**Work required:**
Copy out the data exactly, leaving the pictures behind.

**Supplied data:**
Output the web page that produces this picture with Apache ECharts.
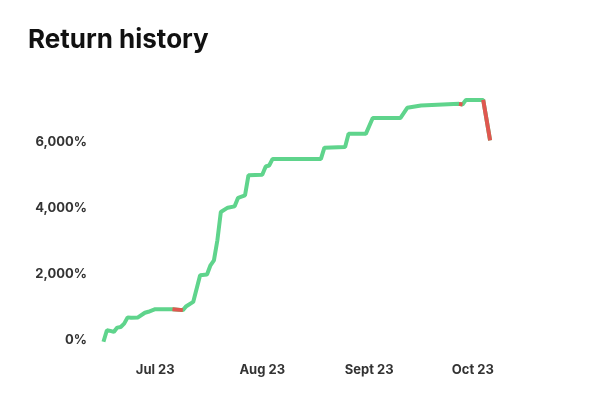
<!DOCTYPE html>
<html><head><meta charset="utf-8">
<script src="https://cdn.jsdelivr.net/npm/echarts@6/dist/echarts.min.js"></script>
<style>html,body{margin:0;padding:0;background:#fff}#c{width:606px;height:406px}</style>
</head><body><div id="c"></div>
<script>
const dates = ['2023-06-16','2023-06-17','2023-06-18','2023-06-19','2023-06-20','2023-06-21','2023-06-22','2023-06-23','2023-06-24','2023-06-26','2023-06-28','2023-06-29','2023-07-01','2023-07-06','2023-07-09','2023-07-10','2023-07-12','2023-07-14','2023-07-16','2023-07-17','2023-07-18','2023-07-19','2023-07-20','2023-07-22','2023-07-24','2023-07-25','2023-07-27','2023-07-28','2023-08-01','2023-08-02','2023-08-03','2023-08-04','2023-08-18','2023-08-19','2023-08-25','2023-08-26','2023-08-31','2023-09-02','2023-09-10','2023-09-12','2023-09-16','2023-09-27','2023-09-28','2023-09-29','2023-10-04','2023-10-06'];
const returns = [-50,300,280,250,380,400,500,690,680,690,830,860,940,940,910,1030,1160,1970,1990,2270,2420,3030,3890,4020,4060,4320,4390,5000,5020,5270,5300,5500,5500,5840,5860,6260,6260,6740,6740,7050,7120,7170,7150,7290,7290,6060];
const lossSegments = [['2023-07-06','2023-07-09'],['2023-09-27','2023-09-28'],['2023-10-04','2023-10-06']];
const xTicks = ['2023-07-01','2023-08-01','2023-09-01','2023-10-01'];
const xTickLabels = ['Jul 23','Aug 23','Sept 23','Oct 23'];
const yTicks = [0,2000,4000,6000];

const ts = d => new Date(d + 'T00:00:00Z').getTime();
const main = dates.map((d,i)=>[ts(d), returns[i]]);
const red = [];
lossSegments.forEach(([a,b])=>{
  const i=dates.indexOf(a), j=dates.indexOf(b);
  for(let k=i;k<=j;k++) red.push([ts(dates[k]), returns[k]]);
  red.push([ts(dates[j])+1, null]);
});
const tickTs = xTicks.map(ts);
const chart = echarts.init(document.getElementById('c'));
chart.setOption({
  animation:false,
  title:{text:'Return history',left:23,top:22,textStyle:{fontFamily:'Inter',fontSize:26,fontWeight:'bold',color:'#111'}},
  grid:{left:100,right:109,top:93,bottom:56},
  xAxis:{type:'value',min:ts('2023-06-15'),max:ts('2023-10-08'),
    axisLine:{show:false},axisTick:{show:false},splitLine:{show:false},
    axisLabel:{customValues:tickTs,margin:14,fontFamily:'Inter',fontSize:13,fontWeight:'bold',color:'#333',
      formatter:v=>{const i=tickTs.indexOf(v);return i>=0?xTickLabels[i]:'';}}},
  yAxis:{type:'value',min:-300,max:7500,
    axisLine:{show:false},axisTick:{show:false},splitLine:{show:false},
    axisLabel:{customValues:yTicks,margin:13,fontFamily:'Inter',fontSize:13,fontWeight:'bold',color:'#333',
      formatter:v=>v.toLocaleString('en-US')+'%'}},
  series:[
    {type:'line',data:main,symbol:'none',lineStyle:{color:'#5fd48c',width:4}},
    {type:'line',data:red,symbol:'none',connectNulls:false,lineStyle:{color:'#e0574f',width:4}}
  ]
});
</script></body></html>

**Result below:**
Output the web page that produces this picture with Apache ECharts.
<!DOCTYPE html>
<html><head><meta charset="utf-8">
<script src="https://cdn.jsdelivr.net/npm/echarts@6/dist/echarts.min.js"></script>
<style>html,body{margin:0;padding:0;background:#fff}#c{width:606px;height:406px}</style>
</head><body><div id="c"></div>
<script>
const dates = ['2023-06-16','2023-06-17','2023-06-18','2023-06-19','2023-06-20','2023-06-21','2023-06-22','2023-06-23','2023-06-24','2023-06-26','2023-06-28','2023-06-29','2023-07-01','2023-07-06','2023-07-09','2023-07-10','2023-07-12','2023-07-14','2023-07-16','2023-07-17','2023-07-18','2023-07-19','2023-07-20','2023-07-22','2023-07-24','2023-07-25','2023-07-27','2023-07-28','2023-08-01','2023-08-02','2023-08-03','2023-08-04','2023-08-18','2023-08-19','2023-08-25','2023-08-26','2023-08-31','2023-09-02','2023-09-10','2023-09-12','2023-09-16','2023-09-27','2023-09-28','2023-09-29','2023-10-04','2023-10-06'];
const returns = [-50,300,280,250,380,400,500,690,680,690,830,860,940,940,910,1030,1160,1970,1990,2270,2420,3030,3890,4020,4060,4320,4390,5000,5020,5270,5300,5500,5500,5840,5860,6260,6260,6740,6740,7050,7120,7170,7150,7290,7290,6060];
const lossSegments = [['2023-07-06','2023-07-09'],['2023-09-27','2023-09-28'],['2023-10-04','2023-10-06']];
const xTicks = ['2023-07-01','2023-08-01','2023-09-01','2023-10-01'];
const xTickLabels = ['Jul 23','Aug 23','Sept 23','Oct 23'];
const yTicks = [0,2000,4000,6000];

const ts = d => new Date(d + 'T00:00:00Z').getTime();
const main = dates.map((d,i)=>[ts(d), returns[i]]);
const red = [];
lossSegments.forEach(([a,b])=>{
  const i=dates.indexOf(a), j=dates.indexOf(b);
  for(let k=i;k<=j;k++) red.push([ts(dates[k]), returns[k]]);
  red.push([ts(dates[j])+1, null]);
});
const tickTs = xTicks.map(ts);
const chart = echarts.init(document.getElementById('c'));
chart.setOption({
  animation:false,
  title:{text:'Return history',left:23,top:22,textStyle:{fontFamily:'Inter',fontSize:26,fontWeight:'bold',color:'#111'}},
  grid:{left:100,right:109,top:93,bottom:56},
  xAxis:{type:'value',min:ts('2023-06-15'),max:ts('2023-10-08'),
    axisLine:{show:false},axisTick:{show:false},splitLine:{show:false},
    axisLabel:{customValues:tickTs,margin:14,fontFamily:'Inter',fontSize:13,fontWeight:'bold',color:'#333',
      formatter:v=>{const i=tickTs.indexOf(v);return i>=0?xTickLabels[i]:'';}}},
  yAxis:{type:'value',min:-300,max:7500,
    axisLine:{show:false},axisTick:{show:false},splitLine:{show:false},
    axisLabel:{customValues:yTicks,margin:13,fontFamily:'Inter',fontSize:13,fontWeight:'bold',color:'#333',
      formatter:v=>v.toLocaleString('en-US')+'%'}},
  series:[
    {type:'line',data:main,symbol:'none',lineStyle:{color:'#5fd48c',width:4}},
    {type:'line',data:red,symbol:'none',connectNulls:false,lineStyle:{color:'#e0574f',width:4}}
  ]
});
</script></body></html>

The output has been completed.